After several attempts to keep the Milky Way open on campus, the college has decided to take a different route. The space has been leased to an outside vendor.

Examining several potential prospects, Ron Nakasone, executive vice president of administrative services, reached a lease agreement with Eugene Chun, the owner and president of World Coffee Kiosk.

After a long process of negotiations, several vendors dropped out of consideration due to the rental price demands. Nakasone narrowed the selection down to three contractors that included Mexican, Mid-Eastern/Mediterranean and American health food, before finally deciding on Chun’s healthy American food option.

Nakasone said that the school was looking for vendors with business experience, success in past ventures, and a type of shop that would not compete with the campus cafeteria. Chun, through his World Coffee Kiosk company, owns the Cafe located in front of the San Rafael building, which has had great success.

According to Chun, the college approached him about leasing the available space previously occupied by the Milky Way. He accepted a six-year lease contract with the college. Chun said he expects a projected revenue of $180,000 annually.

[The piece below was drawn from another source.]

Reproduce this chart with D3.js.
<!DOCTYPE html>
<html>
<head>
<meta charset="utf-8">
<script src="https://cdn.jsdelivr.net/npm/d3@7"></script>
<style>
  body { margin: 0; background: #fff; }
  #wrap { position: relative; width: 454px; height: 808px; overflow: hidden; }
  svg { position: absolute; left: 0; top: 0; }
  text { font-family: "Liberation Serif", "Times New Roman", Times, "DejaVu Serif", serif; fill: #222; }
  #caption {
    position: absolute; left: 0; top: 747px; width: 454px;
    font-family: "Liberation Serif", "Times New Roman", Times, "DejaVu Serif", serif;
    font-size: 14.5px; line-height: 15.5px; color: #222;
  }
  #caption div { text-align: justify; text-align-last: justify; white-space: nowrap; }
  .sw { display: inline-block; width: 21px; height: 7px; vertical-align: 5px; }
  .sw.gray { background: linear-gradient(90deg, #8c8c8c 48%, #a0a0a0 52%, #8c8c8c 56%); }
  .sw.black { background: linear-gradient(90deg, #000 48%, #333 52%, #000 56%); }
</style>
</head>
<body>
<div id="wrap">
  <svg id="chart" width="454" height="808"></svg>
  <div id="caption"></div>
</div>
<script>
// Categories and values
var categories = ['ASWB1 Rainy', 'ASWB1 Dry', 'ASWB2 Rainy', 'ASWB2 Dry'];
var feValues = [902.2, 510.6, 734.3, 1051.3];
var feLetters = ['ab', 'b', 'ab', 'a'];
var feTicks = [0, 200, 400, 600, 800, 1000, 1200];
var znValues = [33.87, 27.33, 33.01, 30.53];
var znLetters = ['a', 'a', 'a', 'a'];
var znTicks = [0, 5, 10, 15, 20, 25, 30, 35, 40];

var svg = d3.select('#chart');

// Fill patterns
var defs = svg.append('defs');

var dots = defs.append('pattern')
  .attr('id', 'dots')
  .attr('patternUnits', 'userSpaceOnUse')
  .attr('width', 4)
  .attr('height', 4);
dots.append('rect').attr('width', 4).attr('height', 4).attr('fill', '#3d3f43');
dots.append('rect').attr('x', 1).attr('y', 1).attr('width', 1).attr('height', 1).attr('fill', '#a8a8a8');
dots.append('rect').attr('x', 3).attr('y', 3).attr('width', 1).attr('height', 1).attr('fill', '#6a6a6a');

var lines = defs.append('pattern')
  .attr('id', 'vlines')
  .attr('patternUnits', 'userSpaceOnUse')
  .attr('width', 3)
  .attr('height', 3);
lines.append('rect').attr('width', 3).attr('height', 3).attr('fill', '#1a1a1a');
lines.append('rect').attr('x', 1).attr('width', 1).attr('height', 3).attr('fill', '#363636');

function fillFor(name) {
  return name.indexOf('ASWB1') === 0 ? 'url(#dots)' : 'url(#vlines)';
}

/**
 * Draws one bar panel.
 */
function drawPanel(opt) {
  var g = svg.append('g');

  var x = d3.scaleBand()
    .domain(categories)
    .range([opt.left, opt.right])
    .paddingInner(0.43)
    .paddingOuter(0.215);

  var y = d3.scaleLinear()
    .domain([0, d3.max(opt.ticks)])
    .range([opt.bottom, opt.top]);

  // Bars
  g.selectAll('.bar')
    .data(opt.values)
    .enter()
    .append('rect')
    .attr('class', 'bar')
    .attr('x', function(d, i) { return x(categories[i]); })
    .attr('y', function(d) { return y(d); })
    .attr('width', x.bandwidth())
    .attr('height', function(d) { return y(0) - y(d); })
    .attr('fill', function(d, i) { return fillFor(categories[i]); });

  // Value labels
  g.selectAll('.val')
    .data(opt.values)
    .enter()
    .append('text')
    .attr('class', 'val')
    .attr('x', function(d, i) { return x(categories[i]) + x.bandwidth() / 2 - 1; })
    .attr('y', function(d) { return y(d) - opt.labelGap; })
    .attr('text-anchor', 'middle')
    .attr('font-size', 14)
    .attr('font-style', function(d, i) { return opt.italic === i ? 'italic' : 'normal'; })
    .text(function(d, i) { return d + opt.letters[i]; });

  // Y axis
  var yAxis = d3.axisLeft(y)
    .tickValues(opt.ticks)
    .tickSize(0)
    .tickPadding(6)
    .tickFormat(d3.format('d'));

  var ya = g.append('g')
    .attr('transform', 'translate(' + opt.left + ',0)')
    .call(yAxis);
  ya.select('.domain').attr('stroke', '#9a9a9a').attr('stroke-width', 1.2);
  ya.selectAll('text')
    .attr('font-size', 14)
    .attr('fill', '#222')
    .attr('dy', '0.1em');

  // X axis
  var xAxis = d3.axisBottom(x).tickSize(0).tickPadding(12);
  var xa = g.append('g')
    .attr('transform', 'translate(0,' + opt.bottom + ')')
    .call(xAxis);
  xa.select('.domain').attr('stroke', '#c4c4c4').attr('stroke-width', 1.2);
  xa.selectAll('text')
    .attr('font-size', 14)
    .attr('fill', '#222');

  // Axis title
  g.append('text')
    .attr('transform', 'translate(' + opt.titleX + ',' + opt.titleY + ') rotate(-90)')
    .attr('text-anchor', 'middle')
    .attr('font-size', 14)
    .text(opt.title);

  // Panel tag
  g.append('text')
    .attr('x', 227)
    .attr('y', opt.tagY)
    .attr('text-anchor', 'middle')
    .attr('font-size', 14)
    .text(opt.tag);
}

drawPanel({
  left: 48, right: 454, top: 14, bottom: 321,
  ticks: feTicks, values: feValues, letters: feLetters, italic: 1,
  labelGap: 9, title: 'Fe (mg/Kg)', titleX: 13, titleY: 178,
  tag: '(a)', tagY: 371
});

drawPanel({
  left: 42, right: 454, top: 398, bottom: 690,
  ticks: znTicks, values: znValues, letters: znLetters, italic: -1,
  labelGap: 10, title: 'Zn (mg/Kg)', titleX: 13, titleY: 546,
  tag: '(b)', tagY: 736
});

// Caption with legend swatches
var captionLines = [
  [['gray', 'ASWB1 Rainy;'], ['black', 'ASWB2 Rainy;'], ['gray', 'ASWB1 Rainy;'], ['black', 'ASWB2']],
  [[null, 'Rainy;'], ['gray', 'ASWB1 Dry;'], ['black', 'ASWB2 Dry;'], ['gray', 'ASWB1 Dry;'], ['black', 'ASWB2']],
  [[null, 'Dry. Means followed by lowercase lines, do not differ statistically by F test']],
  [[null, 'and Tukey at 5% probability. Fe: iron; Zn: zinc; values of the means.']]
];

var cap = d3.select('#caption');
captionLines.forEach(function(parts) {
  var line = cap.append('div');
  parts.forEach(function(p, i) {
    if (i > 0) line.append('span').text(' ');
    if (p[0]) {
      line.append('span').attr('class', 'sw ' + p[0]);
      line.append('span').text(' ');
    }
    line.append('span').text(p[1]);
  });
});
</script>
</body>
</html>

“The way the cafeteria is structured, unfortunately, is not generating enough revenue,” said Nakasone. “The Milky Way [building] is a way to redistribute money by collecting on space rented.”

Nakasone said the school is looking at about $35,000 to $40,000 a year in revenue from the rental.

Chun said he plans to sell healthy, but inexpensive food. He said because his son is also a student, he understands the dilemma students face between eating cheap, unhealthy foods or maintaining a healthier yet more expensive diet.

Chun said the Wedge will serve fries that are pre-steamed and only fried for a few seconds as opposed to the grease-oozing fries found in many fast-food restaurants.

The new restaurant will also be serving Chipotle-style burritos, potato wedges, wraps and boba drinks that come in several flavors.

“The pricing will be less than our [local] competitors and will not be diminished in quality.” said Chun.